(Plotting code records)
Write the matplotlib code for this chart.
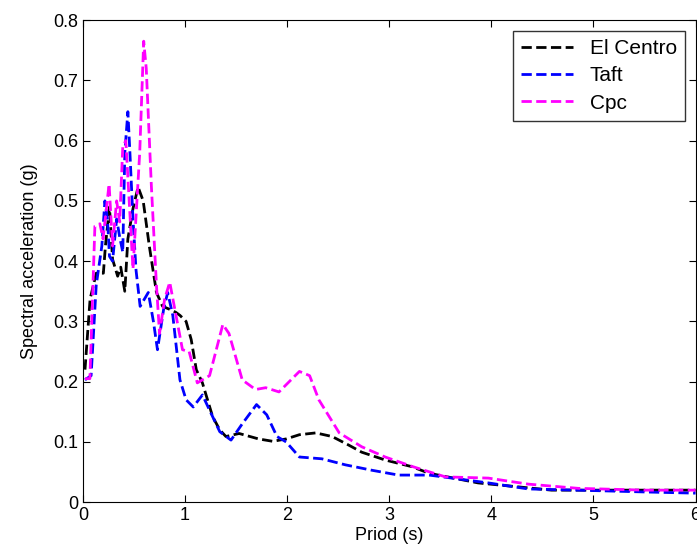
import matplotlib
matplotlib.use("Agg")
import matplotlib.pyplot as plt

plt.rcParams['font.family'] = ['Liberation Sans', 'DejaVu Sans']

# El Centro
x_elc = [0.02, 0.07, 0.13, 0.20, 0.22, 0.26, 0.29, 0.34, 0.37, 0.41, 0.44, 0.49, 0.54,
         0.59, 0.65, 0.72, 0.78, 0.85, 0.91, 0.95, 1.01, 1.06, 1.11, 1.17, 1.27, 1.34,
         1.40, 1.53, 1.72, 1.86, 1.99, 2.12, 2.28, 2.44, 2.60, 2.73, 2.96, 3.22, 3.39,
         3.87, 4.59, 5.2, 6.0]
y_elc = [0.22, 0.337, 0.38, 0.38, 0.425, 0.49, 0.403, 0.375, 0.39, 0.35, 0.437, 0.487, 0.523,
         0.50, 0.425, 0.348, 0.325, 0.32, 0.315, 0.31, 0.30, 0.27, 0.22, 0.198, 0.142, 0.12,
         0.109, 0.114, 0.105, 0.101, 0.105, 0.112, 0.115, 0.109, 0.095, 0.083, 0.07, 0.059, 0.048,
         0.032, 0.02, 0.02, 0.02]

# Taft
x_taft = [0.02, 0.08, 0.13, 0.185, 0.215, 0.24, 0.26, 0.29, 0.33, 0.36, 0.39, 0.41, 0.44,
          0.46, 0.49, 0.52, 0.56, 0.64, 0.69, 0.73, 0.79, 0.83, 0.88, 0.95, 1.01, 1.08,
          1.17, 1.27, 1.34, 1.45, 1.56, 1.70, 1.80, 1.90, 1.99, 2.12, 2.34, 2.57, 2.83,
          3.09, 3.39, 3.97, 4.36, 4.85, 5.5, 6.0]
y_taft = [0.203, 0.21, 0.36, 0.425, 0.50, 0.47, 0.408, 0.40, 0.47, 0.44, 0.415, 0.58, 0.648,
          0.58, 0.47, 0.385, 0.325, 0.348, 0.30, 0.253, 0.32, 0.348, 0.31, 0.203, 0.17, 0.158,
          0.178, 0.142, 0.117, 0.103, 0.13, 0.162, 0.145, 0.109, 0.10, 0.075, 0.072, 0.062, 0.053,
          0.045, 0.045, 0.032, 0.022, 0.02, 0.017, 0.015]

# Cpc
x_cpc = [0.02, 0.068, 0.117, 0.166, 0.197, 0.256, 0.29, 0.33, 0.36, 0.39, 0.42, 0.49, 0.556,
         0.595, 0.62, 0.67, 0.72, 0.75, 0.80, 0.85, 0.90, 0.975, 1.04, 1.12, 1.24, 1.37,
         1.43, 1.56, 1.69, 1.79, 1.92, 2.12, 2.22, 2.31, 2.51, 2.73, 2.96, 3.23, 3.55,
         3.97, 4.36, 4.85, 5.5, 6.0]
y_cpc = [0.205, 0.205, 0.458, 0.462, 0.437, 0.528, 0.425, 0.50, 0.465, 0.59, 0.60, 0.387, 0.58,
         0.765, 0.72, 0.525, 0.36, 0.28, 0.337, 0.365, 0.32, 0.253, 0.25, 0.198, 0.21, 0.295,
         0.28, 0.203, 0.187, 0.19, 0.183, 0.217, 0.21, 0.17, 0.115, 0.092, 0.075, 0.059, 0.042,
         0.04, 0.03, 0.023, 0.02, 0.02]

fig = plt.figure(figsize=(6.97, 5.58), dpi=100)
ax1 = fig.add_axes([0.119, 0.100, 0.879, 0.864])
font_size = 13

ax1.plot(x_elc, y_elc, "--", lw=2, color="black", label="El Centro")
ax1.plot(x_taft, y_taft, "--", lw=2, color="blue", label="Taft")
ax1.plot(x_cpc, y_cpc, "--", lw=2, color="magenta", label="Cpc")

ax1.set_xlim([0, 6])
ax1.set_ylim([0, 0.8])
ax1.set_xticks([0, 1, 2, 3, 4, 5, 6])
ax1.set_yticks([0, 0.1, 0.2, 0.3, 0.4, 0.5, 0.6, 0.7, 0.8])
ax1.set_yticklabels(["0", "0.1", "0.2", "0.3", "0.4", "0.5", "0.6", "0.7", "0.8"])
ax1.tick_params(direction="in", top=True, right=True, labelsize=font_size, length=5)
ax1.set_xlabel("Priod (s)", size=font_size, labelpad=2)
ax1.set_ylabel("Spectral acceleration (g)", size=font_size, labelpad=11)

legend = ax1.legend(loc=1, fontsize=15, fancybox=False, edgecolor="black",
                    handlelength=2.5, borderaxespad=0.5, labelspacing=0.4)
legend.get_frame().set_linewidth(1.0)

fig.savefig("out.png", dpi=100)
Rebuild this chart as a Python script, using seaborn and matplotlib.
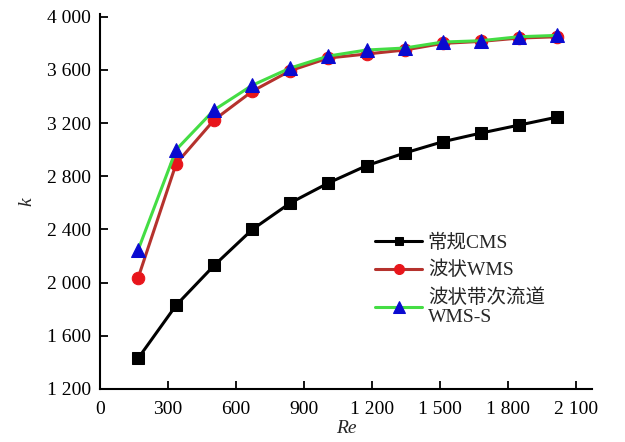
import matplotlib
matplotlib.use("Agg")
import matplotlib.pyplot as plt
import seaborn as sns
import pandas as pd
from matplotlib.ticker import FuncFormatter

# Re 与 k 的数据
re_vals = [168, 336, 504, 672, 840, 1008, 1176, 1344, 1512, 1680, 1848, 2016]
k_cms = [1430, 1830, 2130, 2400, 2600, 2750, 2880, 2975, 3060, 3125, 3185, 3245]
k_wms = [2035, 2895, 3225, 3440, 3595, 3690, 3720, 3750, 3800, 3815, 3840, 3850]
k_wmss = [2245, 3000, 3300, 3485, 3615, 3705, 3750, 3765, 3810, 3820, 3850, 3860]

labels = ["常规CMS", "波状WMS", "波状带次流道\nWMS-S"]

sns.set_style("white")
plt.rcParams["font.family"] = ["Liberation Serif", "Noto Sans CJK SC"]

fig = plt.figure(figsize=(6.25, 4.42), dpi=100)
ax = fig.add_axes([0.16, 0.12, 0.787, 0.848])

series = [
    (k_cms, labels[0], "black", "black", "s", 8),
    (k_wms, labels[1], "#b5322d", "#e8151b", "o", 9),
    (k_wmss, labels[2], "#44dd44", "#0a0ad0", "^", 10),
]
for vals, lab, lc, mc, mk, ms in series:
    df = pd.DataFrame({"Re": re_vals, "k": vals})
    sns.lineplot(data=df, x="Re", y="k", ax=ax, color=lc, linewidth=2.2,
                 marker=mk, markersize=ms, markerfacecolor=mc,
                 markeredgecolor=mc, label=lab)

ax.set_xlim(0, 2170)
ax.set_ylim(1200, 4020)
ax.set_xticks(range(0, 2101, 300))
ax.set_yticks(range(1200, 4001, 400))
fmt = FuncFormatter(lambda v, p: f"{int(v):,}".replace(",", " "))
ax.xaxis.set_major_formatter(fmt)
ax.yaxis.set_major_formatter(fmt)

for s in ["top", "right"]:
    ax.spines[s].set_visible(False)
for s in ["left", "bottom"]:
    ax.spines[s].set_color("black")
    ax.spines[s].set_linewidth(1.5)
ax.tick_params(direction="in", length=6, width=1.3, labelsize=14,
               colors="black", left=True, bottom=True)
ax.tick_params(axis="y", pad=6.5)
ax.tick_params(axis="x", pad=9)

ax.set_xlabel("Re", fontsize=14, style="italic", labelpad=1)
ax.set_ylabel("k", fontsize=14, style="italic", labelpad=8)

leg = ax.legend(loc="upper left", bbox_to_anchor=(0.54, 0.44), frameon=False,
                fontsize=14, handlelength=2.4, handletextpad=0.3,
                labelspacing=0.45, borderpad=0, markerscale=0.8)

fig.savefig("out.png", dpi=100)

Stated goal: Take out nothing but the lines from the one containing "Rebuild this chart" to the one containing "from matplotlib.ticker import FuncFormatter", inclusive, retyped exactly. Drop the pictures.

Final answer:
Rebuild this chart as a Python script, using seaborn and matplotlib.
import matplotlib
matplotlib.use("Agg")
import matplotlib.pyplot as plt
import seaborn as sns
import pandas as pd
from matplotlib.ticker import FuncFormatter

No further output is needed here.